Si algún saber demostró Rómulo Betancourt después de la caída de la dictadura de Marcos Pérez Jiménez en 1958 fue que el principio de la subordinación del poder militar al poder civil en un régimen democrático no es meramente opcional. Mucho más en un país como Venezuela con una larga tradición de dominio militar, practicado incluso por sus recientes aliados del llamado trienio adeco, cuando decidieron sin que les temblara el pulso derrocar a Gallegos y perseguir a sus seguidores para desarrollar un proyecto propio.

Los firmantes del pacto de Puntofijo, conscientes de esa trayectoria militarista, asumieron el ideal de un estamento militar institucional, subordinado a las leyes y a su gobierno, ajeno a la discordia política, obedientes y no deliberantes, que cumplieran con sus funciones constitucionales de garantizar el orden público democrático y la defensa de la soberanía nacional (especialmente la defensa de las fronteras), materia en que las Fuerzas Armadas tuvieron especial peso, al punto de no tomarse decisiones que hicieran temer reacciones que se especulaba podían llevarlas a atentar contra el poder político.

Paralelamente a esas responsabilidades, se les otorgó perfeccionamiento técnico y modernización, educación en áreas civiles, y el mejoramiento progresivo de las condiciones de vida de oficiales, clases y soldados, lo que contribuía a una mayor capacitación y garantizar la lealtad y la obediencia.

Sabemos que la realidad no estuvo ni mucho menos totalmente apegada a la letra, que no faltaron las intentonas golpistas ni contubernios políticos indebidos, tráfico de influencias en el ascenso de oficiales, concesiones en la conducción civil del país y sonada corrupción militar, pero el modelo funcionó en lo esencial durante cuatro décadas y su inoperancia fue seguramente concomitante con la decadencia general de la democracia política y económica que condujo al militarismo chavista.

El acceso al poder de Hugo Chávez por la vía electoral lo llevó a enarbolar la tan usada bandera de la izquierda de la unión cívico- militar –cada vez menos cívica y más militar– sin ningún límite en el ejercicio simultáneo de cargos políticos por parte de oficiales activos, lo que distorsionó definitivamente el papel de las FANB, amén de los privilegios incomparables, lícitos y sobre todo corruptos a la cúpula militar que la hace parte inseparable de la claque gobernante.

Quizá el elemento más relevante en la distorsión del desempeño de las competencias de las FANB es el abandono de la defensa de la soberanía nacional al quedar supeditadas a los servicios de inteligencia cubanos, debido a la obediencia ordenada por su general en jefe con la anuencia del Alto Mando, que canjeó un know how de inteligencia que le daba confianza para mantenerse en el poder por gigantescos recursos petroleros.

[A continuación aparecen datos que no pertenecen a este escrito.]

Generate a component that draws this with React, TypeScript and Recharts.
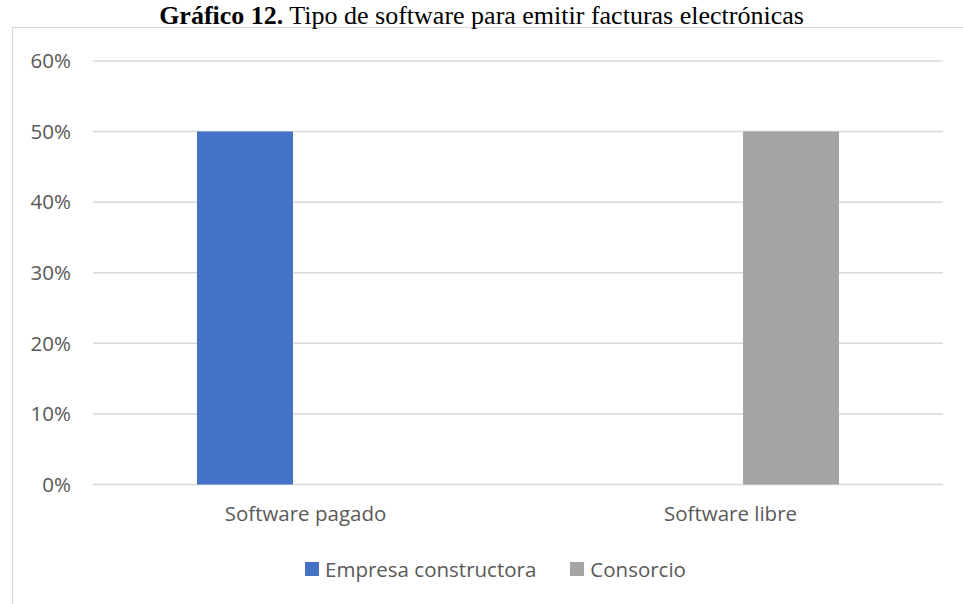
import { Bar, BarChart, CartesianGrid, Legend, XAxis, YAxis } from 'recharts'

const categories = ['Software pagado', 'Software libre']
const empresa = [50, 0]
const consorcio = [0, 50]
const yTicks = [0, 10, 20, 30, 40, 50, 60]

const series = [
  { key: 'empresa', name: 'Empresa constructora', color: '#4472C4' },
  { key: 'consorcio', name: 'Consorcio', color: '#A5A5A5' },
]

const data = categories.map((c, i) => ({ name: c, empresa: empresa[i], consorcio: consorcio[i] }))

const font = '"Open Sans", "Noto Sans", sans-serif'

function LegendBox() {
  return (
    <div style={{ height: 40, display: 'flex', justifyContent: 'center', alignItems: 'center', paddingLeft: 28, fontFamily: font, fontSize: 20.5, color: '#595959' }}>
      {series.map((s, i) => (
        <div key={s.key} style={{ display: 'flex', alignItems: 'center', marginLeft: i ? 34 : 0 }}>
          <span style={{ width: 14, height: 14, background: s.color, display: 'inline-block', marginRight: 6 }} />
          {s.name}
        </div>
      ))}
    </div>
  )
}

export default function App() {
  return (
    <div style={{ position: 'absolute', left: 0, top: 0, width: 963, height: 604, background: '#fff', overflow: 'hidden' }}>
      <div style={{ position: 'absolute', left: 12, top: 27, width: 960, height: 600, borderLeft: '1.5px solid #d9d9d9', borderTop: '1.5px solid #d9d9d9' }} />
      <div style={{ position: 'absolute', left: 0, top: 1, width: 963, textAlign: 'center', fontFamily: '"Liberation Serif", "Times New Roman", serif', fontSize: 26, lineHeight: '30px', color: '#000', whiteSpace: 'nowrap' }}>
        <b>Gráfico 12.</b> Tipo de software para emitir facturas electrónicas
      </div>
      <div style={{ position: 'absolute', left: 0, top: 0 }}>
        <BarChart width={963} height={604} data={data} margin={{ top: 61, right: 20, left: 13, bottom: 15 }} barSize={96} barGap={25} barCategoryGap={104}>
          <CartesianGrid vertical={false} stroke="#d9d9d9" strokeWidth={1.5} />
          <XAxis dataKey="name" axisLine={false} tickLine={false} tickSize={0} tickMargin={22} height={64.5} tick={{ fontSize: 20.5, fill: '#595959', fontFamily: font }} />
          <YAxis domain={[0, 60]} ticks={yTicks} width={80} axisLine={false} tickLine={false} tickSize={0} tickMargin={22} tickFormatter={(v) => `${v}%`} tick={{ fontSize: 20.5, fill: '#595959', fontFamily: font }} />
          <Legend verticalAlign="bottom" wrapperStyle={{ left: 0, width: 963 }} content={() => <LegendBox />} />
          {series.map((s) => (
            <Bar key={s.key} dataKey={s.key} name={s.name} fill={s.color} isAnimationActive={false} />
          ))}
        </BarChart>
      </div>
    </div>
  )
}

Cooperación que trajo entre otras consecuencias la de colocarse en la órbita de alianzas de Cuba con Guyana con lo cual se abandonó la reclamación del Esequibo, por citar el caso más emblemático de la alteración de las funciones más esenciales de los venezolanos armados.

En la dramática coyuntura política que vive hoy Venezuela, caracterizada por un abrumador rechazo popular e internacional al gobierno de Maduro, que encuentra sustento solamente en la cúpula militar que bloquea la posibilidad del cese de la usurpación para abrir los caminos del entendimiento, se clama por un pronunciamiento significativo de las Fuerzas Armadas como elemento decisivo para abrir las puertas grandes de la democratización del país.

Pero sea cual sea el camino para salir de esta pesadilla, en una nueva Venezuela el pan deberá volver a ser pan y el vino, vino. Dicho de otra manera, los militares deberán volver a sus cuarteles a defender la seguridad nacional y los civiles a gobernar de acuerdo con los principios universales de la democracia. Esa separación pareciera el mejor síntoma de modernidad y la madurez de las sociedades avanzadas y libres; y en lo inmediato es el centro mismo de lo que debemos mover para alcanzar los senderos de la democracia.